Nestle invests $30m in Zim

HARARE - International food processing firm, Nestle, says it has invested over $30 million on the refurbishment and upgrading of its Zimbabwean unit in the past four years.

The company’s south cluster manager Ben Ndiaye yesterday said the funding was used on the renovation of cereal and milo plants and equipment to increase production capacities, efficiencies and introduction of new products and technology.

“Two mega silos for storage of raw materials were installed thereby facilitating consistent Cremora production,” he said adding that a new administration block and quality assurance laboratory was built. 

Ndiaye was speaking during the commissioning of Nestle Zimbabwe’s refurbished and upgraded Egron Milk powders and Cremora plant in the capital.

The cluster manager noted that capital expenditure for the plant upgrade, which has improved safety standards and production capacity, amounted to $8 million.
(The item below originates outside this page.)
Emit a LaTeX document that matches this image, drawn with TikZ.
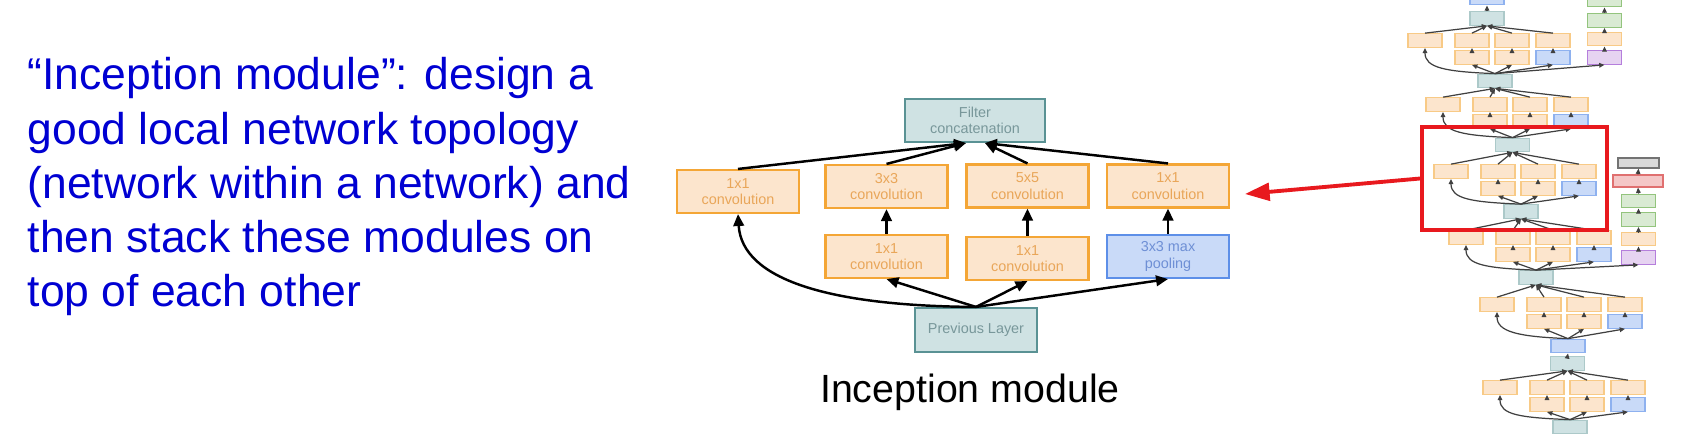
\documentclass[tikz,border=0pt]{standalone}
\usepackage{fontspec}
\setmainfont{Liberation Sans}
\usetikzlibrary{arrows.meta}

\definecolor{convfill}{HTML}{FCE5CD}
\definecolor{convline}{HTML}{F4A636}
\definecolor{convtext}{HTML}{E9A659}
\definecolor{catfill}{HTML}{CFE2E3}
\definecolor{catline}{HTML}{5A9294}
\definecolor{cattext}{HTML}{78979A}
\definecolor{poolfill}{HTML}{C9DAF8}
\definecolor{poolline}{HTML}{5D8FE8}
\definecolor{pooltext}{HTML}{6E8FD5}
\definecolor{slideblue}{HTML}{0000D2}
\definecolor{markred}{HTML}{E8191E}
\definecolor{tgreenfill}{HTML}{D9EAD3}
\definecolor{tgreenline}{HTML}{93C47D}
\definecolor{tpurpfill}{HTML}{E6D3F1}
\definecolor{tpurpline}{HTML}{B57EDC}
\definecolor{tpinkfill}{HTML}{F4C7C7}
\definecolor{tpinkline}{HTML}{E07070}

\begin{document}
\begin{tikzpicture}[x=0.1mm,y=-0.1mm]
	\tikzstyle{every node}+=[inner sep=0pt]
	\tikzstyle{conv}=[draw=convline,fill=convfill,text=convtext,line width=0.6pt,minimum width=12.2mm,minimum height=4.3mm,align=center,font=\fontsize{4.1}{4.7}\selectfont]
	\tikzstyle{maxpool}=[conv,draw=poolline,fill=poolfill,text=pooltext]
	\tikzstyle{concat}=[conv,draw=catline,fill=catfill,text=cattext]
	\tikzstyle{arr}=[line width=0.7pt,-{Triangle[length=3.4pt,width=3pt]}]
	\tikzstyle{tconv}=[draw=convline!60,fill=convfill,line width=0.35pt,minimum width=3.4mm,minimum height=1.35mm]
	\tikzstyle{tpool}=[tconv,draw=poolline!70,fill=poolfill]
	\tikzstyle{tcat}=[tconv,draw=catline!50,fill=catfill]
	\tikzstyle{tgreen}=[tconv,draw=tgreenline,fill=tgreenfill]
	\tikzstyle{tpurp}=[tconv,draw=tpurpline,fill=tpurpfill]
	\tikzstyle{tarr}=[black!75,line width=0.35pt,-{Triangle[length=1.5pt,width=1.3pt]}]
	\useasboundingbox (0,0) rectangle (1703,435);

	% slide text
	\node[anchor=north west,align=left,text=slideblue,font=\fontsize{12.65}{15.4}\selectfont] (desc) at (27,57) {``Inception module'': design a\\good local network topology\\(network within a network) and\\then stack these modules on\\top of each other};
	\node[anchor=base,font=\fontsize{11.2}{13}\selectfont] (caption) at (970,402) {Inception module};

	% inception module
	\node[concat,minimum width=14mm] (fc) at (975,120.5) {Filter\\concatenation};
	\node[conv] (c1) at (738,191.5) {1x1\\convolution};
	\node[conv] (c3) at (886.5,186.5) {3x3\\convolution};
	\node[conv] (c5) at (1027.5,186) {5x5\\convolution};
	\node[conv] (cp) at (1168,186) {1x1\\convolution};
	\node[conv] (r3) at (886.5,256.5) {1x1\\convolution};
	\node[conv] (r5) at (1027.5,258.5) {1x1\\convolution};
	\node[maxpool] (mp) at (1168,256.5) {3x3 max\\pooling};
	\node[concat,minimum height=4.4mm] (prev) at (976,330) {Previous Layer};

	\draw[arr] (c1.north) -- ([xshift=-0.9mm]fc.south);
	\draw[arr] (c3.north) -- ([xshift=-0.9mm]fc.south);
	\draw[arr] (c5.north) -- ([xshift=1mm]fc.south);
	\draw[arr] (cp.north) -- ([xshift=1mm]fc.south);
	\draw[arr] (r3.north) -- (c3.south);
	\draw[arr] (r5.north) -- (c5.south);
	\draw[arr] (mp.north) -- (cp.south);
	\draw[arr] (prev.north) .. controls (830,306) and (742,280) .. (c1.south);
	\draw[arr] (prev.north) -- (r3.south);
	\draw[arr] (prev.north) -- (r5.south);
	\draw[arr] (prev.north) -- (mp.south);

	% network thumbnail
	\node[tpool] (tb) at (1487,-2) {};
	\node[tcat] (t0) at (1487,18.5) {};
	\node[tcat] (t1) at (1495,81) {};
	\node[tcat] (t2) at (1512.5,145) {};
	\node[tcat] (t3) at (1521,211.5) {};
	\node[tcat] (t4) at (1536,277.5) {};
	\node[tpool] (mx) at (1568,346) {};
	\node[tcat] (t5) at (1567.5,363.5) {};
	\node[tcat] (t6) at (1570,427) {};
	\draw[tarr] (t0.north) -- (tb.south);
	\draw[tarr] (t5.north) -- (mx.south);
	\foreach \m/\x/\y/\up/\dn in {1/1408/34/t0/t1, 2/1426/98/t1/t2, 3/1434/165/t2/t3, 4/1449/231/t3/t4, 5/1480/298/t4/mx, 6/1483/381/t5/t6} {
		\node[tconv] (m\m-a1) at (\x+17,\y+6.5) {};
		\node[tconv] (m\m-a2) at (\x+64,\y+6.5) {};
		\node[tconv] (m\m-a3) at (\x+104,\y+6.5) {};
		\node[tconv] (m\m-a4) at (\x+145,\y+6.5) {};
		\node[tconv] (m\m-b2) at (\x+64,\y+23.5) {};
		\node[tconv] (m\m-b3) at (\x+104,\y+23.5) {};
		\node[tpool] (m\m-b4) at (\x+145,\y+23.5) {};
		\draw[tarr] (m\m-a1.north) -- (\up.south);
		\draw[tarr] (m\m-a2.north) -- (\up.south);
		\draw[tarr] (m\m-a3.north) -- (\up.south);
		\draw[tarr] (m\m-a4.north) -- (\up.south);
		\draw[tarr] (m\m-b2.north) -- (m\m-a2.south);
		\draw[tarr] (m\m-b3.north) -- (m\m-a3.south);
		\draw[tarr] (m\m-b4.north) -- (m\m-a4.south);
		\draw[tarr] (\dn.north) -- (m\m-b2.south);
		\draw[tarr] (\dn.north) -- (m\m-b3.south);
		\draw[tarr] (\dn.north) -- (m\m-b4.south);
		\draw[tarr] (\dn.north) .. controls +(-50,-2) and +(0,20) .. (m\m-a1.south);
	}

	% side classifiers
	\node[tpurp] (pa) at (1604.5,57.5) {};
	\node[tconv] (oa) at (1604.5,39) {};
	\node[tgreen] (ga) at (1604.5,20.5) {};
	\node[tgreen] (gat) at (1604.5,0) {};
	\draw[tarr] (t1.north) -- (pa.south);
	\draw[tarr] (pa.north) -- (oa.south);
	\draw[tarr] (oa.north) -- (ga.south);
	\draw[tarr] (ga.north) -- (gat.south);
	\node[tpurp] (pb) at (1638.5,257.5) {};
	\node[tconv] (ob) at (1638.5,239) {};
	\node[tgreen] (gb) at (1638.5,219.5) {};
	\node[tgreen] (gbt) at (1638.5,201) {};
	\node[tconv,draw=tpinkline,fill=tpinkfill,minimum width=5mm,minimum height=1.2mm] (kb) at (1638,181) {};
	\node[tconv,draw=black!55,fill=black!15,minimum width=4.1mm,minimum height=1mm] (sb) at (1638.5,163) {};
	\draw[tarr] (t4.north) -- (pb.south);
	\draw[tarr] (pb.north) -- (ob.south);
	\draw[tarr] (ob.north) -- (gb.south);
	\draw[tarr] (gb.north) -- (gbt.south);
	\draw[tarr] (gbt.north) -- (kb.south);
	\draw[tarr] (kb.north) -- (sb.south);

	% highlight
	\node[draw=markred,line width=1.1pt,minimum width=18.5mm,minimum height=10.3mm] (rb) at (1514.5,178.5) {};
	\coordinate (tip) at (1245,194);
	\draw[markred,line width=1.1pt,-{Triangle[length=7pt,width=5pt]}] (rb.west) -- (tip);
\end{tikzpicture}
\end{document}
“Over and above the new investments at this factory, Nestle launched a dairy empowerment scheme in December 2011 whose main objective is to contribute in rebuilding the dairy industry in Zimbabwe,” he said.

“Since the inception of the programme and even in prior years, we have continuously supported our contracted commercial farmers and recently we financed them in growing of maize silage hence reducing their milk costs of production,” Ndiaye added.

Industry minister Mike Bimha said companies like Nestle, which has been operating in Zimbabwe for the past 56 years, must be commended for continuing to invest in the country at a time when most firms are closing down due to lack of capitalisation.

“Nestle Zimbabwe’s resilience in a difficult environment is a positive story and is testimony to other potential investors that Zimbabwe is a safe destination for investment. Such commitments can only be achieved through collective and concerted efforts between the government and the private sector,” he said.

Bimha noted that lack of investments in new machinery and plants has been identified as one of the major factors inhibiting competitiveness in the sector.

“This is the reason why we are excited by the magnitude of this investment made by Nestle Zimbabwe,” he added.

Economic experts say the low levels of capacity utilisation in the manufacturing sector — currently standing at 34,3 percent according to the Confederation of Zimbabwe Industries — has resulted in an influx of imported goods into the country, thereby offering an uneven playing field.